In his second chapter, Sadler turns to questions of truth and method. Heidegger's rejection of an "Aristotelian," propositional or correspondence theory and his own interpretation of truth as revealing are fundamentally motivated by his desire "to be `phenomenological', i.e. to bring the things themselves ... into view" (p. 114). Nevertheless, Aristotle, too, proceeds phenomenologically and takes recourse to pre-theoretical understanding by turning to ordinary language (p. 110). The theme of method is taken up again in the third and final chapter when Sadler highlights differences between Sorge and the phronesis of Aristotle's practical philosophy. A discussion of religiosity and a re-examination of time conclude the work.

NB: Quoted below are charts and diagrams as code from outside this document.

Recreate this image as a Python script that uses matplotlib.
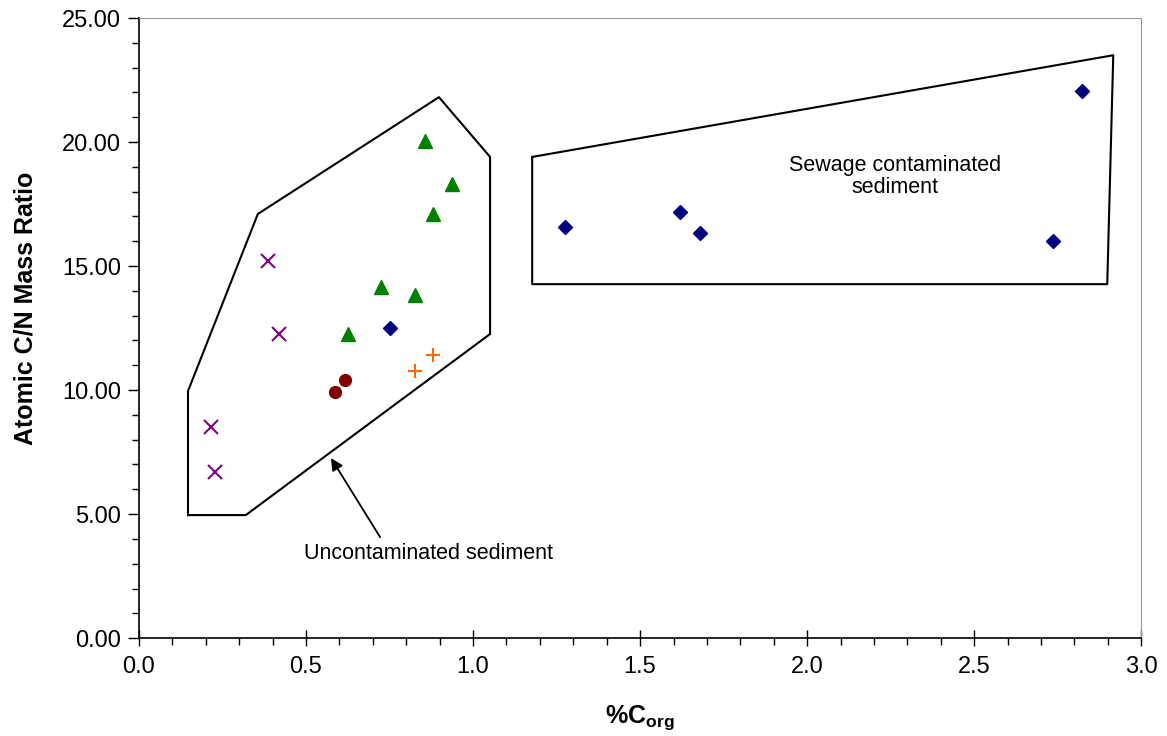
import matplotlib
matplotlib.use("Agg")
import matplotlib.pyplot as plt
from matplotlib.ticker import MultipleLocator, FormatStrFormatter

plt.rcParams["font.family"] = ["Liberation Sans", "DejaVu Sans"]
plt.rcParams["mathtext.fontset"] = "custom"
plt.rcParams["mathtext.bf"] = "Liberation Sans:bold"
plt.rcParams["mathtext.rm"] = "Liberation Sans"

# data
x_purple = [0.386, 0.419, 0.216, 0.228]
y_purple = [15.2, 12.26, 8.5, 6.69]

x_green = [0.856, 0.937, 0.880, 0.725, 0.826, 0.626]
y_green = [20.05, 18.3, 17.1, 14.15, 13.83, 12.25]

x_blue = [0.751, 1.275, 1.62, 1.68, 2.737, 2.823]
y_blue = [12.5, 16.57, 17.18, 16.33, 16.0, 22.06]

x_red = [0.587, 0.617]
y_red = [9.92, 10.4]

x_orange = [0.826, 0.880]
y_orange = [10.77, 11.41]

# outline polygons
uncont_x = [0.147, 0.320, 1.051, 1.051, 0.898, 0.356, 0.147, 0.147]
uncont_y = [4.96, 4.96, 12.26, 19.4, 21.81, 17.1, 9.96, 4.96]

sewage_x = [1.177, 2.916, 2.898, 1.177, 1.177]
sewage_y = [19.4, 23.5, 14.27, 14.27, 19.4]

fig = plt.figure(figsize=(11.67, 7.36), dpi=100)
ax = fig.add_axes([0.119, 0.133, 0.859, 0.8425])

ax.plot(uncont_x, uncont_y, color="black", lw=1.5, zorder=2)
ax.plot(sewage_x, sewage_y, color="black", lw=1.5, zorder=2)

ax.plot(x_purple, y_purple, "x", color="#800080", ms=9.5, mew=1.5, ls="none", zorder=3)
ax.plot(x_green, y_green, "^", color="#008000", ms=9.5, ls="none", zorder=3)
ax.plot(x_blue, y_blue, "D", color="#000080", ms=7.2, ls="none", zorder=3)
ax.plot(x_red, y_red, "o", color="#800000", ms=8.5, ls="none", zorder=3)
ax.plot(x_orange, y_orange, "+", color="#FF6600", ms=10, mew=1.5, ls="none", zorder=3)

# arrow and labels
ax.annotate("", xy=(0.575, 7.26), xytext=(0.722, 4.07),
            arrowprops=dict(arrowstyle="-|>", color="black", lw=1.3,
                            shrinkA=0, shrinkB=0, mutation_scale=18))
ax.text(0.868, 3.43, "Uncontaminated sediment", ha="center", va="center", fontsize=15.5)
ax.text(2.263, 18.6, "Sewage contaminated\nsediment", ha="center", va="center",
        fontsize=15.5, linespacing=1.05)

ax.set_xlim(0, 3.0)
ax.set_ylim(0, 25)
ax.xaxis.set_major_locator(MultipleLocator(0.5))
ax.xaxis.set_minor_locator(MultipleLocator(0.1))
ax.yaxis.set_major_locator(MultipleLocator(5))
ax.yaxis.set_minor_locator(MultipleLocator(1))
ax.xaxis.set_major_formatter(FormatStrFormatter("%.1f"))
ax.yaxis.set_major_formatter(FormatStrFormatter("%.2f"))

ax.tick_params(axis="x", which="major", direction="inout", length=12, width=1, labelsize=17, pad=7)
ax.tick_params(axis="x", which="minor", direction="out", length=5, width=1)
ax.tick_params(axis="y", which="major", direction="out", length=8, width=1, labelsize=17, pad=5)
ax.tick_params(axis="y", which="minor", direction="out", length=5, width=1)

ax.spines["left"].set_color("black")
ax.spines["bottom"].set_color("black")
ax.spines["left"].set_linewidth(1.2)
ax.spines["bottom"].set_linewidth(1.2)
ax.spines["top"].set_color("#999999")
ax.spines["right"].set_color("#999999")

ax.set_ylabel("Atomic C/N Mass Ratio", fontsize=18, fontweight="bold")
ax.yaxis.set_label_coords(-0.101, 0.532)
ax.set_xlabel(r"$\mathbf{\%C_{org}}$", fontsize=18, labelpad=18)

fig.savefig("out.png", dpi=100)
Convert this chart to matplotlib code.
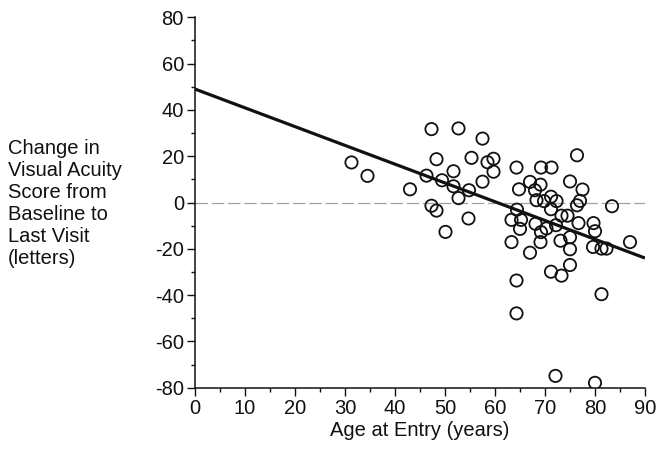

Temporal analysis is a crucial theme in Heidegger's interpretation of Aristotelian ontology (p. 68). In perhaps the weakest section of the book, Sadler claims that Aristotelian time, "as the dimensionality of movement is an a priori principle" (p. 183) and "a condition of physical thingliness" (pp. 70, 189). In consequence of this distortion, the author comes to regard Heidegger's `world-time" and `ecstatic-horizontal temporality," the proximate and the ultimate ontological foundations for "now-time," as subjective over against the objective, physical time of Aristotle (p. 193).

The merit of Mr. Sadler's study lies in his emphasis on the Seinsfrage as the abiding core and focus of Heidegger's thought. Sadler devotes considerable attention to secondary literature and a search for historical parallels. More textual immanence might have better served his objective of providing "a useful preliminary orientation to the problem `Heidegger and Aristotle'" (p. 21).